Today I visited Brea Mall, the best, worst, and only mall in the town of Brea. I went in the company of a couple other interns. They stopped in at the Apple Store; one intern’s computer had busted, necessitating a trip to the friendly folks at Apple. I wasted a couple minutes wandering around the store. If you’ve never been inside an Apple boutique—it’s basically where techno-geeks go when they die.
The iPods and iPhones and iMinis sit on iTables, while iCustomers wander around iGawking at the giant wall-mounted iMacs. It’s all very interactive. For instance, you can go over to one of the iMacs and start surfing the web! Though you probably shouldn’t visit porn sites. I found that out through painful experiences. Never have I gotten so many angry looks from complete strangers.
Or…you can pick up an iPod and start rockin’ out to some…Dave Brubeck? Well, that’s what was playing on the one I grabbed. It was one of those mini hot pink nanos that look like a stick of chewing gum. It offered a wide variety of tunes, including, but not limited to, Journey, Marvin Gaye, and Tchaikovsky (acknowledged as the Marvin Gaye of 19th century Russia). I started out with a little Madonna. When one of the other interns came walking by I quickly flipped to a Miles Davis track, in order to preserve my credibility as a pretentious cretin.

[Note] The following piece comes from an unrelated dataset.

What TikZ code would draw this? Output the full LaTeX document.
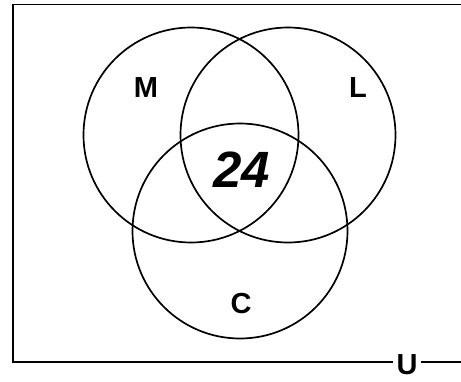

But after a couple minutes of loitering, I felt the urge to get out and stretch my legs. Time for some mall walking! I wanted to find out what it’s like to be an old person. Mall walking, as we all know, is the national pastime for people above the age of sixty. What do they find so appealing about it? Is it the sights, sounds, and smells of the mall? Is it the feel of the wind in what’s left of their hair? Is it because mall-walking gives them an opportunity to mingle with the younger generation? Or is it due to some primal instinct, some natural urge as uncontrollable as the desire to eat and to mate?
Personally, I think it’s the smell of Cinnabon that gets them up and shuffling. But that’s only my opinion.
I didn’t look at a directory; direction is the antithesis of mall-walking. When you mall-walk you must be completely unguided. You must travel by instinct alone; it’s like fire-walking, only with less chance of burning your hallex to a cinder. I began by puttering to Macy’s and back. This gave me the courage to attempt a longer putter, this time puttering all the way to the Nordstrom’s across the food court. In order to give my puttering a more authentic feel, I made sure to hitch up my pants several inches too high.
I puttered past all sorts of wonderful sights. The Rocky Mountain Chocolate Factory…Mrs. Field’s Cookies…a half-eaten grape popsicle someone had dropped on the floor. I spent five minutes puttering around a fountain in the center of the mall. After completing at least a dozen laps, I started to get funny looks from the shady guys working the $2 sunglass kiosks. I decided the time was ripe to make my exit, so I puttered away, stage left. I also puttered past a booth with a sign reading “Cash for Gold!” I puttered up and offered two of my fillings in exchange for some quick cash. They refused, which was just as well, given my fillings are made of stainless steel.
That was enough adventure for one day, though. I had gotten valuable practice for my future career as an old person. Allow me to list a few “Do’s” and “Don’t’s” of mallwalking:
DO shuffle like an extra in a zombie film
DON’T express anything that could be mistaken for pleasure
DO bump into potted plants and benches
DON’T bump into people, especially heavily muscled guys in wifebeaters
DO wander into boutiques like a gnat wandering into a bug zapper
DON’T eat a grape popsicle you found on the floor
That about covers it. Not much else happened worth noting. We ate a nice little Italian place; we were the only customers in a restaurant built to seat half the population of Milan. I enjoyed a delicious Fiorentino (Italian for “cheese”) pizza. And so ended my day. More mediocre adventures to come!